I don’t want to credit the fact that I went to bed early, didn’t look at a computer screen, was coming off a huge day including an early AM flight from Denver and a private wine tasting, and enjoyed lots of water ahead of dozing off.
Nope. I’ll credit the pillow. Why? Because that was my investment.
As consumers, the story we tell ourselves to justify purchases is so important. It’s also why some wine brands are successful. When someone pops a $200 bottle of Napa Valley Cabernet they may be analyzing the grape juice a bit, but more so they are telling an internal narrative that helps justify the cost. They want it to work because it was their investment.
This is why blind tasting is so intriguing to so many people. Take out the knowledge of the brand and price. There! An even playing field! Expect for one stickler of a fact: we don’t actually drink wines blind.
Wine prices, pillow prices, car prices, furniture prices. It’s the same game.
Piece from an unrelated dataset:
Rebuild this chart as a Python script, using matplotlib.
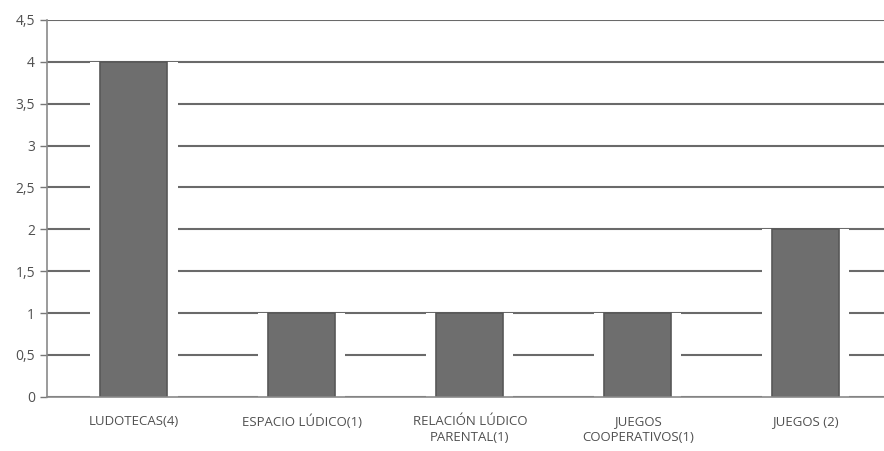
import matplotlib
matplotlib.use("Agg")
from matplotlib import pyplot as plt

categories = ["LUDOTECAS(4)", "ESPACIO LÚDICO(1)", "RELACIÓN LÚDICO\nPARENTAL(1)",
              "JUEGOS\nCOOPERATIVOS(1)", "JUEGOS (2)"]
values = [4, 1, 1, 1, 2]
yticks = [0, 0.5, 1, 1.5, 2, 2.5, 3, 3.5, 4, 4.5]
ytick_labels = ["0", "0,5", "1", "1,5", "2", "2,5", "3", "3,5", "4", "4,5"]

plt.rcParams['font.family'] = ['Open Sans', 'DejaVu Sans']

fig = plt.figure(figsize=(8.84, 4.51), dpi=100)
ax = fig.add_axes([0.053, 0.12, 0.95, 0.836])

x = range(len(categories))
# white halo so the gridlines stop short of the bars
ax.bar(x, values, width=0.52, color='white', linewidth=0, zorder=2)
ax.bar(x, values, width=0.4, color='#6e6e6e', edgecolor='#585858', linewidth=1.2, zorder=3)

# gridlines
ax.set_yticks(yticks)
ax.set_yticklabels(ytick_labels)
ax.grid(axis='y', color='#6a6a6a', linewidth=1.5, zorder=1)
ax.set_axisbelow(True)

ax.set_xticks(list(x))
ax.set_xticklabels(categories, fontsize=9.5, color='#505050', linespacing=1.3)
ax.tick_params(axis='x', length=0, pad=13)
ax.tick_params(axis='y', labelsize=10, colors='#505050', length=5, width=1, direction='out')
ax.tick_params(axis='y', color='#777777')

ax.set_xlim(-0.518, 4.482)
ax.set_ylim(0, 4.5)

for s in ['top', 'right']:
    ax.spines[s].set_visible(False)
ax.spines['left'].set_color('#8a8a8a')
ax.spines['bottom'].set_color('#8a8a8a')
ax.spines['left'].set_linewidth(1.2)
ax.spines['bottom'].set_linewidth(1.2)
ax.spines['bottom'].set_zorder(4)

fig.savefig("out.png", dpi=100)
The price exists to signal to a particular set of individuals how they will feel after buying it. And we want it to work. And that, in the end, justifies the price the end consumer will pay. (Production-side costs are a different conversation. This one is only about end consumer pricing validation.)
Some people only drink $5 bottles of wine. And if it brings them pleasure then the low price is justified internally. (“Expensive wine is for suckers.”)
Some people only drink $100 bottles of wine. And if it brings them pleasure then the high price is justified internally. (“Cheap wine is for losers, and I’m no loser.”)
Would a $1000 pillow be worth the price? Of course, it would be. For if I was one with the means and the desires to have a $1000 pillow I would do what’s needed to justify the price in my internal narritive.
And a $1000 bottle of wine? Same thing.
Price and pillows. Dollars and wine. Same thing. It’s about emotional justification.